Дело тут, подозреваю, не в быте, и вообще быт в разговорах «Про это» — не более чем псевдоним. Сама Лиля, кажется, вовсе против быта не возражала: «Чего же я хочу. Мы должны остаться сейчас в Москве; заняться квартирой. Неужели не хочешь пожить по-человечески и со мной?! А уже, исходя из общей жизни — все остальное. Если что-нибудь останется от денег, можно поехать летом вместе, на месяц; визу как-нибудь получим; тогда и об Америке похлопочешь.
Начинать делать все это нужно немедленно, если, конечно, хочешь. Мне — очень хочется. Кажется — и весело и интересно. Ты мог бы мне сейчас нравиться, могла бы любить тебя, если бы был со мной и для меня. Если бы, независимо от того, где были и что делали днем, мы могли бы вечером или ночью вместе рядом полежать в чистой удобной постели; в комнате с чистым воздухом; после теплой ванны!
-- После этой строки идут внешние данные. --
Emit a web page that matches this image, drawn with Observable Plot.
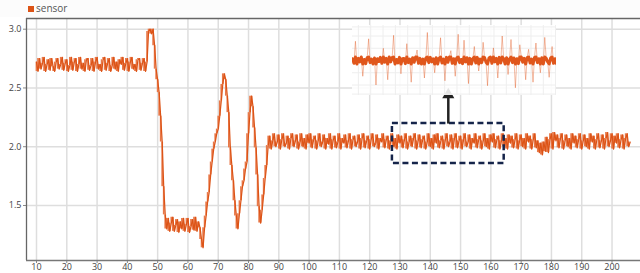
<!DOCTYPE html>
<html><head><meta charset="utf-8">
<script src="https://cdn.jsdelivr.net/npm/d3@7"></script>
<script src="https://cdn.jsdelivr.net/npm/@observablehq/plot@0.6"></script>
<style>
html,body{margin:0;padding:0;background:#fff;}
#wrap{position:relative;width:640px;height:273px;overflow:hidden;font-family:"Open Sans",sans-serif;}
#legend{position:absolute;left:0;top:0;width:640px;height:17px;background:#fcfcfc;}
#legend .sw{position:absolute;left:28px;top:6px;width:6px;height:6px;background:#dc5316;}
#legend .lb{position:absolute;left:36px;top:1px;font-size:10px;line-height:15px;color:#555;}
#chart{position:absolute;left:0;top:17px;}
#inset{position:absolute;left:352px;top:25px;width:204px;height:70px;background:rgba(255,255,255,0.88);}
</style></head>
<body>
<div id="wrap">
  <div id="legend"><div class="sw"></div><div class="lb">sensor</div></div>
  <div id="chart"></div>
  <div id="inset"></div>
</div>
<script>
// ---- data ----
const seriesName = "sensor";
const tStart = 10, tStep = 0.5;
const highPlateau = [2.72,2.64,2.75,2.66,2.71,2.76,2.64,2.70,2.74,2.65,2.75,2.68,2.64,2.72,2.75,2.66,2.70,2.76,2.65,2.71,
2.74,2.64,2.69,2.76,2.65,2.72,2.75,2.64,2.70,2.76,2.66,2.71,2.64,2.74,2.75,2.65,2.69,2.75,2.64,2.72,
2.76,2.66,2.70,2.64,2.74,2.76,2.65,2.71,2.75,2.64,2.69,2.76,2.66,2.72,2.64,2.74,2.70,2.76,2.65,2.71,
2.75,2.64,2.72,2.76,2.66,2.70,2.64,2.74,2.75,2.65,2.71,2.75,2.64,2.72];
const peakDrop = [2.98,3.00,2.96,3.00,2.86,2.66,2.57,2.46,2.26,2.04,1.66,1.42];
const lowPlateau = [1.30,1.39,1.28,1.35,1.40,1.28,1.33,1.38,1.27,1.36,1.30,1.39,1.28,1.34,1.39,1.27,1.32,1.38,1.29,1.40,1.28,1.36,1.31];
const oscillation = [1.21,1.14,1.31,1.41,1.53,1.61,1.76,1.87,1.98,2.04,
2.11,2.15,2.26,2.39,2.53,2.62,2.57,2.43,2.29,1.99,
1.84,1.71,1.54,1.41,1.30,1.43,1.54,1.66,1.71,1.81,
1.87,2.11,2.29,2.43,2.34,2.16,1.99,1.76,1.49,1.35,
1.46,1.59,1.73,1.84,2.01];
const finalPlateau = [2.09,1.98,2.05,2.11,2.00,2.04,2.10,1.98,2.06,2.11,2.00,2.03,2.09,1.98,2.07,2.11,2.00,2.05,2.10,1.98,
2.04,2.11,2.00,2.07,1.98,2.10,2.03,2.11,1.99,2.06,2.09,1.98,2.05,2.11,2.00,2.04,2.10,1.98,2.07,2.02,
2.11,1.98,2.06,2.09,1.99,2.04,2.11,1.98,2.07,2.03,2.10,1.99,2.05,2.11,1.98,2.06,2.09,2.00,2.04,2.10,
1.98,2.07,2.11,1.99,2.05,2.09,1.98,2.06,2.11,2.00,2.03,2.10,1.98,2.07,2.04,2.11,1.99,2.06,2.09,1.98,
2.05,2.11,2.00,2.07,1.98,2.10,2.03,2.09,1.99,2.06,2.11,1.98,2.04,2.09,2.00,2.07,2.11,1.98,2.05,2.10,
1.99,2.06,2.09,1.98,2.04,2.11,2.00,2.07,1.98,2.10,2.03,2.11,1.99,2.05,2.09,1.98,2.06,2.11,2.00,2.04,
2.10,1.98,2.07,2.11,1.99,2.05,2.09,1.98,2.06,2.11,2.00,2.04,2.10,1.98,2.07,2.03,2.11,1.99,2.06,2.09,
1.98,2.05,2.11,2.00,2.07,1.98,2.10,2.04,2.11,1.99,2.06,2.09,1.98,2.05,2.11,2.00,2.07,1.98,2.10,2.03,
2.09,1.99,2.06,2.11,1.98,2.05,2.10,2.00,2.07,1.98,2.11,2.04,2.09,1.98,2.06,2.11,1.99,2.05,1.95,2.03,
1.93,2.04,1.96,2.08,1.95,2.06,2.11,1.98,2.12,2.05,2.10,1.99,2.07,2.11,1.98,2.05,2.10,2.00,2.07,1.98,
2.11,2.03,2.09,1.99,2.06,2.11,1.98,2.05,2.10,2.00,2.07,1.98,2.11,2.04,2.09,1.98,2.06,2.11,1.99,2.05,
2.10,1.98,2.07,2.12,2.00,2.05,2.11,1.98,2.09,2.03,2.11,1.99,2.06,2.10,1.98,2.07,2.11,2.00,2.04];
// zoomed detail shown in the inset (deviation around the mean)
const insetDetail = [0.05,-0.08,0.55,-0.10,0.06,-0.04,0.10,-0.45,0.03,-0.09,0.08,0.62,-0.06,0.04,-0.12,0.07,-0.70,0.05,-0.03,0.09,
-0.08,0.35,-0.05,0.06,-0.55,0.10,-0.04,0.08,0.72,-0.10,0.03,-0.07,0.09,-0.38,0.05,0.06,-0.09,0.48,-0.06,0.04,
-0.62,0.08,-0.05,0.10,0.30,-0.08,0.06,-0.11,0.04,-0.50,0.07,0.80,-0.06,0.09,-0.04,0.05,-0.35,0.08,-0.10,0.06,
0.65,-0.07,0.04,-0.58,0.09,-0.05,0.10,0.28,-0.08,0.05,-0.45,0.07,0.75,-0.06,0.03,-0.09,0.58,-0.04,0.08,-0.66,
0.06,-0.10,0.05,0.40,-0.07,0.09,-0.30,0.04,-0.06,0.52,0.08,-0.05,-0.72,0.07,0.10,-0.08,0.36,-0.04,0.06,-0.50,
0.09,-0.07,0.70,0.05,-0.10,0.08,-0.40,0.04,0.60,-0.06,0.07,-0.78,0.05,-0.09,0.45,0.10,-0.05,0.06,-0.55,0.08,
0.32,-0.07,0.04,-0.62,0.09,0.50,-0.06,0.05,-0.35,0.08,-0.10,0.66,0.06,-0.04,-0.48,0.07,0.40,-0.08,0.05,-0.09];
const xTicks = [10,20,30,40,50,60,70,80,90,100,110,120,130,140,150,160,170,180,190,200];
const yTicks = [1.5,2.0,2.5,3.0];
const zoomWindowX = [127.5, 164.4];
const zoomWindowY = [1.857, 2.197];
const arrowTipY = 2.478;

// ---- build table ----
const values = [...highPlateau, ...peakDrop, ...lowPlateau, ...oscillation, ...finalPlateau];
const data = values.map((v, i) => ({t: tStart + i * tStep, v}));
// each sampling interval drawn as a vertical span between consecutive readings (dense signal look)
const spans = data.slice(0, -1).map((d, i) => ({t: d.t, a: d.v, b: data[i + 1].v}));
const orange = "#dc5316";
const xDomain = [6.7, 209.4];
const yDomain = [1.032, 3.091];
const arrowX = (zoomWindowX[0] + zoomWindowX[1]) / 2;

const chart = Plot.plot({
  width: 640, height: 256,
  marginLeft: 26, marginRight: 0, marginTop: 1, marginBottom: 13,
  style: {fontFamily: "Open Sans, sans-serif", fontSize: "9px", color: "#444", background: "transparent"},
  x: {domain: xDomain},
  y: {domain: yDomain},
  marks: [
    Plot.gridX(xTicks, {stroke: "#dedede", strokeOpacity: 1, strokeWidth: 1.5}),
    Plot.gridY(yTicks, {stroke: "#dedede", strokeOpacity: 1, strokeWidth: 1.5}),
    Plot.ruleX(spans, {x: "t", y1: "a", y2: "b", stroke: "#e8794a", strokeWidth: 1.7}),
    Plot.line(data, {x: "t", y: "v", stroke: orange, strokeWidth: 1.2}),
    Plot.rect([0], {x1: zoomWindowX[0], x2: zoomWindowX[1], y1: zoomWindowY[0], y2: zoomWindowY[1],
      fill: "none", stroke: "#15244a", strokeWidth: 2.5, strokeDasharray: "6,3.5"}),
    Plot.link([0], {x1: arrowX, x2: arrowX, y1: zoomWindowY[1], y2: arrowTipY - 0.04, stroke: "#222", strokeWidth: 2.5}),
    Plot.dot([0], {x: arrowX, y: arrowTipY - 0.035, symbol: "triangle", r: 4.5, fill: "#222", stroke: "none"}),
    Plot.axisX(xTicks, {tickSize: 3, tickPadding: 0, stroke: "#888", fill: "#444", label: null}),
    Plot.axisY(yTicks, {tickSize: 3, tickPadding: 2, stroke: "#888", fill: "#444", tickFormat: d3.format(".1f"), label: null}),
    Plot.ruleX([xDomain[0]], {stroke: "#666", strokeWidth: 1.3}),
    Plot.ruleY([yDomain[0]], {stroke: "#777", strokeWidth: 1.3}),
    Plot.ruleY([yDomain[1]], {stroke: "#666", strokeWidth: 1.5})
  ]
});
document.getElementById("chart").appendChild(chart);

const insetData = insetDetail.map((d, i) => ({i, d}));
const inset = Plot.plot({
  width: 204, height: 70, margin: 0,
  style: {background: "transparent"},
  x: {domain: [0, insetDetail.length - 1], axis: null},
  y: {domain: [-1, 1], axis: null},
  marks: [
    Plot.gridX(d3.range(4, insetDetail.length, 8.4), {stroke: "#eeeeee", strokeOpacity: 1}),
    Plot.gridY([-0.96, -0.7, -0.35, 0.35, 0.7, 0.96], {stroke: "#eeeeee", strokeOpacity: 1}),
    Plot.line(insetData, {x: "i", y: "d", stroke: "#e0561b", strokeOpacity: 0.4, strokeWidth: 1}),
    Plot.line(insetData, {x: "i", y: d => Math.max(-0.1, Math.min(0.1, d.d)), stroke: "#e0561b", strokeWidth: 3})
  ]
});
document.getElementById("inset").appendChild(inset);
</script>
</body></html>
Разве не верно? Тебе кажется — опять мудрю, капризничаю.
Обдумай серьезно, по-взрослому. Я долго думала и для себя — решила. Хотелось бы, чтобы ты моему желанию и решению был рад, а не просто подчинился! Целую».
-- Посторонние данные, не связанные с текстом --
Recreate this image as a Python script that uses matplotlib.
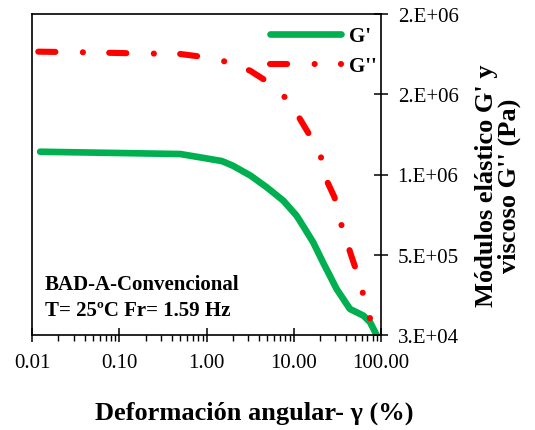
import numpy as np
import matplotlib
matplotlib.use("Agg")
import matplotlib.pyplot as plt
from matplotlib.ticker import FuncFormatter, LogLocator, NullFormatter

plt.rcParams['font.family'] = ['Liberation Serif', 'DejaVu Serif']

# datos
deform_g1 = [0.0124, 0.50, 0.84, 1.5, 2.0, 3.2, 4.9, 7.6, 10.8, 13, 16.7, 21.8, 31, 44, 63, 75, 89]
g_elastico = [1.149e6, 1.135e6, 1.115e6, 1.092e6, 1.064e6, 1.003e6, 0.932e6, 0.85e6, 0.758e6,
              0.69e6, 0.596e6, 0.47e6, 0.311e6, 0.189e6, 0.148e6, 0.108e6, 0.03e6]

deform_g2 = [0.0118, 0.0412, 0.145, 0.497, 0.88, 1.67, 3.16, 4.9, 7.94, 11.6, 15.1, 20.4, 23.4,
             29.3, 33.5, 40.7, 47.7, 57.4, 65.6, 74.8]
g_viscoso = [1.760e6, 1.756e6, 1.750e6, 1.746e6, 1.729e6, 1.699e6, 1.644e6, 1.579e6, 1.481e6,
             1.355e6, 1.253e6, 1.121e6, 0.983e6, 0.871e6, 0.738e6, 0.596e6, 0.484e6, 0.358e6,
             0.23e6, 0.132e6]

yticks = [3e4, 5.2e5, 1.01e6, 1.5e6, 1.99e6]

fig = plt.figure(figsize=(5.35, 4.31), dpi=100)
ax = fig.add_axes([32/535, 1-336/431, (381-32)/535, (336-15)/431])

ax.plot(deform_g1, g_elastico, color='#00B050', lw=4.8, solid_capstyle='round',
        solid_joinstyle='round', label="G'")
ax.plot(deform_g2, g_viscoso, color='#FF0000', lw=4.4, dashes=[2.8, 4.5, 0.01, 4.3],
        dash_capstyle='round', label="G''")

ax.set_xscale('log')
ax.set_xlim(0.01, 100)
ax.set_ylim(3e4, 1.99e6)

ax.xaxis.set_major_formatter(FuncFormatter(lambda v, p: f"{v:.2f}"))
ax.xaxis.set_minor_locator(LogLocator(base=10, subs=np.arange(2, 10)))
ax.xaxis.set_minor_formatter(NullFormatter())


def fmt_e(v, p):
    m, e = f"{v:.0E}".split("E")
    return f"{m}.E{e}"


ax.yaxis.tick_right()
ax.set_yticks(yticks)
ax.yaxis.set_major_formatter(FuncFormatter(fmt_e))

ax.tick_params(axis='x', which='major', direction='inout', length=10, width=1.1, labelsize=15, pad=8)
ax.tick_params(axis='x', which='minor', direction='out', length=4, width=1)
ax.tick_params(axis='y', which='major', direction='inout', length=10, width=1.1, labelsize=15, pad=7)
for s in ax.spines.values():
    s.set_linewidth(1.2)

leg = ax.legend(loc='upper right', bbox_to_anchor=(377/535, 1-27/431), bbox_transform=fig.transFigure,
                frameon=False, prop={'weight': 'bold', 'size': 15}, handlelength=3.4,
                handletextpad=0.4, labelspacing=0.5, borderpad=0, borderaxespad=0)

ax.text(45/535, 1-298/431, "BAD-A-Convencional\nT= 25ºC Fr= 1.59 Hz", transform=fig.transFigure,
        fontsize=15, fontweight='bold', ha='left', va='center', linespacing=1.45)

fig.text(254/535, 1-413/431, "Deformación angular- γ (%)", fontsize=19, fontweight='bold',
         ha='center', va='center')
fig.text(498/535, 1-186/431, "Módulos elástico G' y\nviscoso G'' (Pa)", fontsize=19, fontweight='bold',
         ha='center', va='center', rotation=90, multialignment='center', linespacing=1.0)

fig.savefig('out.png', dpi=100)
И в Америку ей хочется («жить — вместе, ездить — вместе»), и теплая ванна манит, да и кого не манит? Просто не в быте дело и не в чае, а в том, что ко всему этому ей надо рядом гения. А картежника, который о Берлине рассказывает с чужих слов, потому что круглосуточно играл в Норденрее в карты,— не надо; и ей неважно, что Маяковский и за картами, по тысяче косвенных примет, все успевает понять о Берлине. Она в эти его способности не верит. Он вообще многое ругает, не читая: читать еще всякую дрянь!
Ей надо его любить, а чтобы любить — он должен все время прыгать выше головы. Когда не прыгает — ей неинтересно. Вне поэзии Маяковский — обычный и хуже обычного, тяжелый и нервный человек, с весьма средними запросами — от культурных до сексуальных. Ревнивый, раздражительный, мнительный, часто высокомерный со слабейшими, зависящий от верховного одобрения, не чуждый литературного карьеризма. Любит животных, да, но она не животное, а эстрадный успех убивает в нем то бесспорное душевное благородство, которое в нем было всегда,— вопрос только, ценила ли она в ком-то это душевное благородство или все прощала любому за талант и яркость, или, допустим, за надежность? Ведь она была вовсе не из тех, кто уважает доброту — «будь или ангел, или демон»,— и сама никого особенно не жалела.
Насколько сознательным было ее решение вернуть Маяковского к литературе? Думаю, скорее подсознательным. Не было никаких гарантий, что в разлуке он вернется к настоящей лирике. Это условие вообще не оговаривалось. Это скорее уж Маяковский так решил использовать паузу в отношениях. Решение очень конструктивное — все в дело.
Но спокоен и тем более радостен он не был. Уже 28 декабря он написал ей письмо — первое в бесконечном прозаическом дневнике «Про это»:
«Я вижу ты решила твердо. Я знаю что мое приставание к тебе для тебя боль. Но Лилек слишком страшно то что случилось сегодня со мной что б я не ухватился за последнюю соломинку за письмо. Так тяжело мне не было никогда — я должно быть действительно черезчур вырос. Раньше прогоняемый тобою я верил во встречу. Теперь я чувствую что меня совсем отодрали от жизни что больше ничего и никогда не будет. Жизни без тебя нет. Я это всегда говорил всегда знал теперь я это чувствую чувствую всем своим существом, все все о чем я думал с удовольствием сейчас не имеет никакой цены — отвратительно.
Я не грожу и не вымогаю прощения. Я ничего с собой не сделаю — мне через чур страшно за маму и Люду с того дня мысль о Люде как то не отходит от меня. Тоже сентиментальная взрослость. Я ничего тебе не могу обещать. Я знаю нет такого обещания в которое ты бы поверила. Я знаю нет такого способа видеть тебя, мириться который не заставил бы тебя мучиться.
И все таки я не в состоянии не писать не просить тебя простить меня за все. Если ты принимала решение с тяжестью с борьбой, если ты хочешь попробовать последнее ты простишь ты ответишь.
Но если ты даже не ответишь ты одна моя мысль как любил я тебя семь лет назад так люблю и сию секунду что б ты не ни захотела, что б ты ни велела я сделаю сейчас же сделаю с восторгом. Как ужасно расставаться если знаешь что любишь и в расставании сам виноват.
Я сижу в кафэ и реву надо мной смеются продавщицы. Страшно думать что вся моя жизнь дальше будет такою.
Я пишу только о себе а не о тебе. Мне страшно думать что ты спокойна и что с каждой секундой ты дальше от меня и еще несколько их и я забыт совсем.